### Data entries

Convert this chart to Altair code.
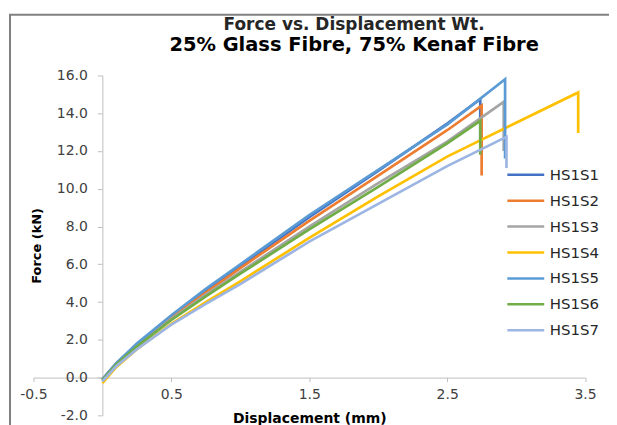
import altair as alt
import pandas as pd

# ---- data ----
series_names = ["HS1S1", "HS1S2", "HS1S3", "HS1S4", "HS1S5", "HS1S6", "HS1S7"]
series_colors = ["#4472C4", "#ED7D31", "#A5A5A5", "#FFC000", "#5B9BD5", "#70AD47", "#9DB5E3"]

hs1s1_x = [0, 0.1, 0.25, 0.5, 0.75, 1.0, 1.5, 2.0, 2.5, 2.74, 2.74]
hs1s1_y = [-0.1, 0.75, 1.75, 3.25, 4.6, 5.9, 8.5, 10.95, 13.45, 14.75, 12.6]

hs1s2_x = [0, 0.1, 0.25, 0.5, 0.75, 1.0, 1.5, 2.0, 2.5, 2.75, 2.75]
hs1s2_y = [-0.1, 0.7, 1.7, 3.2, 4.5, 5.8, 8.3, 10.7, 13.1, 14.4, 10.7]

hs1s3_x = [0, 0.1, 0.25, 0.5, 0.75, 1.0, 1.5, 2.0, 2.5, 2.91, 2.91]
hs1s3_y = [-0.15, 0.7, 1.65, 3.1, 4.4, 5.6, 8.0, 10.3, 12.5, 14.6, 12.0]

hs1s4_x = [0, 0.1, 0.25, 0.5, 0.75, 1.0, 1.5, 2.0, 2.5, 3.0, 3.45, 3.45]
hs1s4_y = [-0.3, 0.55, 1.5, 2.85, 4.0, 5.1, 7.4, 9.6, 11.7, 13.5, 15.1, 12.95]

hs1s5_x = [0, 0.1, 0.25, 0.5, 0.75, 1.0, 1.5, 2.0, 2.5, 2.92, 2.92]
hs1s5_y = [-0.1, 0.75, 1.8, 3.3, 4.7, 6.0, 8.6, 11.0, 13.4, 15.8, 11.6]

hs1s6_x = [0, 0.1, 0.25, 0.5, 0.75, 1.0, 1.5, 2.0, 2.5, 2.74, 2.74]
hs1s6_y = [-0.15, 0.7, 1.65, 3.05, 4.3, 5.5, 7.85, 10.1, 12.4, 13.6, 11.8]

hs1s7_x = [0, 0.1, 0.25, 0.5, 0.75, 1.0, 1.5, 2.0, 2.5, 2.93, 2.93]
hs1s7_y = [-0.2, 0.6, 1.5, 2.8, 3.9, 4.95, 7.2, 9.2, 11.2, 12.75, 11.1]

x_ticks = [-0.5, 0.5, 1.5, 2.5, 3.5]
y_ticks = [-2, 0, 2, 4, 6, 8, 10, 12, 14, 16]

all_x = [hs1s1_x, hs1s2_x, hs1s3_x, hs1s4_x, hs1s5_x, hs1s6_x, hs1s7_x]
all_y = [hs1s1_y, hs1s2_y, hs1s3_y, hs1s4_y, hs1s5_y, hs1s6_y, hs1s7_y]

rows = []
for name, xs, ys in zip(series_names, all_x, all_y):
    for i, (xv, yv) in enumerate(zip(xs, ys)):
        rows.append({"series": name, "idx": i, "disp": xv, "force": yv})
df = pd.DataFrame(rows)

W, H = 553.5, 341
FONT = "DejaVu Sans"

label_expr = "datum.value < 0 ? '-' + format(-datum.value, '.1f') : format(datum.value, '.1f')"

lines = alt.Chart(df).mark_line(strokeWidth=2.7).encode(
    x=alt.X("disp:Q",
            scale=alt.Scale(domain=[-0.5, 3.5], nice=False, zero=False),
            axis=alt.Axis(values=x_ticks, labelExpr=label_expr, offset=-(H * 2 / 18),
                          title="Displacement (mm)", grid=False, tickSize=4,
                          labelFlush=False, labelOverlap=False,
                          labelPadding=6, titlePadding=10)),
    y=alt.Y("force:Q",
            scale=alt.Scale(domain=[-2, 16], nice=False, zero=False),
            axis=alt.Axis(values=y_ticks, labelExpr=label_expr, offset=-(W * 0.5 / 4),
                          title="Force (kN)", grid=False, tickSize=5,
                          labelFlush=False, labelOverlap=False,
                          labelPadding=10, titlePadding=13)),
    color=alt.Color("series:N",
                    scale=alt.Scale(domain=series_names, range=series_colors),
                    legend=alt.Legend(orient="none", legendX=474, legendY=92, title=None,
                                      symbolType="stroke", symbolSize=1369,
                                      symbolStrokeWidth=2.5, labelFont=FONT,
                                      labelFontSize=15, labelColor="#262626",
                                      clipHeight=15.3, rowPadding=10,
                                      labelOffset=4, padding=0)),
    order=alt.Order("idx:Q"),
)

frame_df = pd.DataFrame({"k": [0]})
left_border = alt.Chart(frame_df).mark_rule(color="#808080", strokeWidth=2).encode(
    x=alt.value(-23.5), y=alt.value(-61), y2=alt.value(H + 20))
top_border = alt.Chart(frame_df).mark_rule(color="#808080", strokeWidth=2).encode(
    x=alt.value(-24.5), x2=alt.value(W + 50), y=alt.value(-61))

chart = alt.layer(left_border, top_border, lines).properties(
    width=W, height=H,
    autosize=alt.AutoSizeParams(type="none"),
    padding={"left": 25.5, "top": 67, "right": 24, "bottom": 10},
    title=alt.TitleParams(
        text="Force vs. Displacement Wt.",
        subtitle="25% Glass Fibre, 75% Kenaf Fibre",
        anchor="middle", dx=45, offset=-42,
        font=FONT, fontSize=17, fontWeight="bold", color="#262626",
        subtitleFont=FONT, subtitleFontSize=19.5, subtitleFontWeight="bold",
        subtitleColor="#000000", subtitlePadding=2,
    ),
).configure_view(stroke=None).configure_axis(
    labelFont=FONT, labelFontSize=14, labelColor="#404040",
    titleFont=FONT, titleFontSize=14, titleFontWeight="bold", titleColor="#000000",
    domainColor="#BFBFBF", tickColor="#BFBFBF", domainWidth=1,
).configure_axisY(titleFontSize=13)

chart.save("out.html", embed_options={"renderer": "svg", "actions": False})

==

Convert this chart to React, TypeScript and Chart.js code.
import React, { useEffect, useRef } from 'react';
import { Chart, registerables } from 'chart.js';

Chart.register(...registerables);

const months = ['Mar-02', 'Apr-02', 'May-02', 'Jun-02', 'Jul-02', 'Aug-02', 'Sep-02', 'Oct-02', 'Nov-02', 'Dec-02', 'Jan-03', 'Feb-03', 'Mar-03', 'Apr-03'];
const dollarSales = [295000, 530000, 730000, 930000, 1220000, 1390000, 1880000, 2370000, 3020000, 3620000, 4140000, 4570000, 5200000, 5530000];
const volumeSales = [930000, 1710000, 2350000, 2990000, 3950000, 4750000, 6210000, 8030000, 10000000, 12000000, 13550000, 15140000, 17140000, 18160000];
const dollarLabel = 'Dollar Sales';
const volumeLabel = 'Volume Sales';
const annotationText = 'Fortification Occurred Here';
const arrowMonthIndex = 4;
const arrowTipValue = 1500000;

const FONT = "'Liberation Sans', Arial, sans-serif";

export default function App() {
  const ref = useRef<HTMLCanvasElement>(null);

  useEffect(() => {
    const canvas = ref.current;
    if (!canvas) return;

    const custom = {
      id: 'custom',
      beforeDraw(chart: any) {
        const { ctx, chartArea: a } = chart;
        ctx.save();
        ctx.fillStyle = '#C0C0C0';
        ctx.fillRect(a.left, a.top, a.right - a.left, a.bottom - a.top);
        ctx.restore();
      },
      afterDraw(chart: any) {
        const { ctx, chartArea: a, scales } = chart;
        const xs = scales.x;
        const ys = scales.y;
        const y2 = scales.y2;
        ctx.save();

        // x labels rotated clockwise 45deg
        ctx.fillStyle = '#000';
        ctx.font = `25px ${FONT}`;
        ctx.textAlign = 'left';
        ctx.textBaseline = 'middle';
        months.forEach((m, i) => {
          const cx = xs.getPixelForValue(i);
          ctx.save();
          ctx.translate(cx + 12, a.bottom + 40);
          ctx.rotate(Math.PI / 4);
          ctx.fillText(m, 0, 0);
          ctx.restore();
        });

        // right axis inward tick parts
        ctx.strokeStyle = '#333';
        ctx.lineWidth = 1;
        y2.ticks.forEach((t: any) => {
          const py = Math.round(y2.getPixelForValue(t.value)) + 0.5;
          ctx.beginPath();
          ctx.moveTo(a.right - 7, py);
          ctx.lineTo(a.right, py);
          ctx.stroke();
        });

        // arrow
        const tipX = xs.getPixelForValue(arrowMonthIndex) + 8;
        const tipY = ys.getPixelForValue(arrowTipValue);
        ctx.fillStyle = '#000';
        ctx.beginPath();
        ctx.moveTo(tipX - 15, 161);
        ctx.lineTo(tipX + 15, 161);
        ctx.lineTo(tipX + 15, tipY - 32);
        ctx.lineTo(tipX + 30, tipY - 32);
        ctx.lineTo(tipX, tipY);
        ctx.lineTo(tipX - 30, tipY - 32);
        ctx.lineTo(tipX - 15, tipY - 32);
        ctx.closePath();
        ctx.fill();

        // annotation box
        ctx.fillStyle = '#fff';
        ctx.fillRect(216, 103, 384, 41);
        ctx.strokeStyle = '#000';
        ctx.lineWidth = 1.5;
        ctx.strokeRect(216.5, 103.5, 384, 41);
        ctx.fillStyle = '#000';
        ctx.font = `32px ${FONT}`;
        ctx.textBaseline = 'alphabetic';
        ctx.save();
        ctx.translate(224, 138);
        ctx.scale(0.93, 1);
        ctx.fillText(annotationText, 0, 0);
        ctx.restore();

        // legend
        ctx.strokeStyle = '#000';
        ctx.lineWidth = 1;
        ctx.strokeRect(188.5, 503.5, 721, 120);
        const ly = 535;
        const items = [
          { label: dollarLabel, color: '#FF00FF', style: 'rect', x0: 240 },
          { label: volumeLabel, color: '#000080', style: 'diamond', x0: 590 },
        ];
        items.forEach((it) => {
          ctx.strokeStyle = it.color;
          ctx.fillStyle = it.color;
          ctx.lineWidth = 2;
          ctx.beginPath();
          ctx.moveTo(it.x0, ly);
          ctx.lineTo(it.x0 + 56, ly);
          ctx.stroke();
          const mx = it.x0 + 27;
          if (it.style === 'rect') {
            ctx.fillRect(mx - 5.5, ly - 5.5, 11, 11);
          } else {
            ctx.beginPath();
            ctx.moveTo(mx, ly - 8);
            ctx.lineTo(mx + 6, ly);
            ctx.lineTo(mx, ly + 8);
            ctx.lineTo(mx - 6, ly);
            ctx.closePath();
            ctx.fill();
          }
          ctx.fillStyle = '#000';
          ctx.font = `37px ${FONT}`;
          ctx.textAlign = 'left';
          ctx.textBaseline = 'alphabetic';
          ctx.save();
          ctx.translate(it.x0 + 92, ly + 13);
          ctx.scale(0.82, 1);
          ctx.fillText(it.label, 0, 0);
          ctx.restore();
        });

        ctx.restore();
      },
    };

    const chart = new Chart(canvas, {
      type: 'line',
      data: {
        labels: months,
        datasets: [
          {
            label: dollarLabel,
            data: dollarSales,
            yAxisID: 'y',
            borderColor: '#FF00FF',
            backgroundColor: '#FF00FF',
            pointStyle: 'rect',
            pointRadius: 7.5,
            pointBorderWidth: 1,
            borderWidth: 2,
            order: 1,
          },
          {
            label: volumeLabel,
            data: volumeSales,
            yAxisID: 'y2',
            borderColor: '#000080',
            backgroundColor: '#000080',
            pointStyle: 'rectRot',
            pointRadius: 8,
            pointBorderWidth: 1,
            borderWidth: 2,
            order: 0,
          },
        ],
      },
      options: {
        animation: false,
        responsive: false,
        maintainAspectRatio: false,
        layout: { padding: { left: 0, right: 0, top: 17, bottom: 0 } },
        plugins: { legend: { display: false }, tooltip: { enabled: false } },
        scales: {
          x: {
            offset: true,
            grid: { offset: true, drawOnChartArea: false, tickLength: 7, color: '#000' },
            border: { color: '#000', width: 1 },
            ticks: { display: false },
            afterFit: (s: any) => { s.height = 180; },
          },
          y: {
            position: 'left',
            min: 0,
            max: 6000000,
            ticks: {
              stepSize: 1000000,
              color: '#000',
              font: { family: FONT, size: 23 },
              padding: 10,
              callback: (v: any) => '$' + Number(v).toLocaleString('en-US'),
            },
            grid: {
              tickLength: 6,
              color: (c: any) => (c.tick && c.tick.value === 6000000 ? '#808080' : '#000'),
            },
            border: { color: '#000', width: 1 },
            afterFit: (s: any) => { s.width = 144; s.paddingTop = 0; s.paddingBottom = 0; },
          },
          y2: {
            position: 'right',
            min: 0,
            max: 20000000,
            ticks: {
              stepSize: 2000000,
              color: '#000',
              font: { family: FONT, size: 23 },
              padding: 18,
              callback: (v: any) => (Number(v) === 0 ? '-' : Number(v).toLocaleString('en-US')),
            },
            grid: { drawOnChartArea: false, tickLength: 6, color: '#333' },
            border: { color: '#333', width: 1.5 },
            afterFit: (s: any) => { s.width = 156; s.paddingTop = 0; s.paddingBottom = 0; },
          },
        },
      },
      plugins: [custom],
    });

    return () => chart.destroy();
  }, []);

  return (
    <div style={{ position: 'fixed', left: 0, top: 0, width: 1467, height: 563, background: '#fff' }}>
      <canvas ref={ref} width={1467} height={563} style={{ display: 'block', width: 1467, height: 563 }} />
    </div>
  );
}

---

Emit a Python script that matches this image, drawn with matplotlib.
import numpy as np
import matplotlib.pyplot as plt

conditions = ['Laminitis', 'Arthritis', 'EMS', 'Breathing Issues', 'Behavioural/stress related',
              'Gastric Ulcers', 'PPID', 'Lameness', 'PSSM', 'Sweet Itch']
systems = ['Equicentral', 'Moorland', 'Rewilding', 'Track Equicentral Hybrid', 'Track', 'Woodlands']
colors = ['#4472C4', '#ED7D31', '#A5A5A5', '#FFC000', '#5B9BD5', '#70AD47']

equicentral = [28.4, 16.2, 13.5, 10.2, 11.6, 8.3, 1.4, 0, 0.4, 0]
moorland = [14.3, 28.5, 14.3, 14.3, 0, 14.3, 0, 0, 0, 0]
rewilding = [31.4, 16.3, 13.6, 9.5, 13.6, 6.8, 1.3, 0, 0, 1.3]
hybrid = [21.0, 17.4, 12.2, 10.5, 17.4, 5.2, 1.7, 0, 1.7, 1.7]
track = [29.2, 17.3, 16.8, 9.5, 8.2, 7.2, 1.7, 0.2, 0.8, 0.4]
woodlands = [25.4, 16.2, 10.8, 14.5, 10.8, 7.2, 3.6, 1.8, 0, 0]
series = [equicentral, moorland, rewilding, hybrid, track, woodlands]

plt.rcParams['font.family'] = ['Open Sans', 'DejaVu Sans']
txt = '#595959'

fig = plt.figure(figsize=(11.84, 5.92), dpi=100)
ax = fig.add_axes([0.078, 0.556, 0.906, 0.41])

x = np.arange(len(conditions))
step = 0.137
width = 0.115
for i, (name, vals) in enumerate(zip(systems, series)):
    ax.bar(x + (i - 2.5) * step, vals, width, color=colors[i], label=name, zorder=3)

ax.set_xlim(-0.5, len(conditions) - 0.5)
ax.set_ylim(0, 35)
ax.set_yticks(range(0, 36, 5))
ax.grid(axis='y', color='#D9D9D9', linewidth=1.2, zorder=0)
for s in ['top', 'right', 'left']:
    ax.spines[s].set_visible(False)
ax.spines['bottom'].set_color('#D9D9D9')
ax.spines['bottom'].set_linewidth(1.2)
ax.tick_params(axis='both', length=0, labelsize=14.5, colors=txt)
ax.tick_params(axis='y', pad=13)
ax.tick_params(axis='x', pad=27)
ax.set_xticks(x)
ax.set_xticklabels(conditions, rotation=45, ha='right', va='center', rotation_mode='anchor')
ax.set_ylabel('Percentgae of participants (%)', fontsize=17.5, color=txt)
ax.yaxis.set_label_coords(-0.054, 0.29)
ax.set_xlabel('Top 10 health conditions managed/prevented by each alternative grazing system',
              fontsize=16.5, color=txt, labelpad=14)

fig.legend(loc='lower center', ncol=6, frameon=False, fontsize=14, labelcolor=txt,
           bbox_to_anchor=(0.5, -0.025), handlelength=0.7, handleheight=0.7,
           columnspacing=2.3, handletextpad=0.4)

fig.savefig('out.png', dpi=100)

### Instructions to follow
Repeat only the lines from the one holding "Convert this chart to Altair code." to the one holding "13.1, 14.4, 10.7]", both ends included, and drop the images.

### The completed task
Convert this chart to Altair code.
import altair as alt
import pandas as pd

# ---- data ----
series_names = ["HS1S1", "HS1S2", "HS1S3", "HS1S4", "HS1S5", "HS1S6", "HS1S7"]
series_colors = ["#4472C4", "#ED7D31", "#A5A5A5", "#FFC000", "#5B9BD5", "#70AD47", "#9DB5E3"]

hs1s1_x = [0, 0.1, 0.25, 0.5, 0.75, 1.0, 1.5, 2.0, 2.5, 2.74, 2.74]
hs1s1_y = [-0.1, 0.75, 1.75, 3.25, 4.6, 5.9, 8.5, 10.95, 13.45, 14.75, 12.6]

hs1s2_x = [0, 0.1, 0.25, 0.5, 0.75, 1.0, 1.5, 2.0, 2.5, 2.75, 2.75]
hs1s2_y = [-0.1, 0.7, 1.7, 3.2, 4.5, 5.8, 8.3, 10.7, 13.1, 14.4, 10.7]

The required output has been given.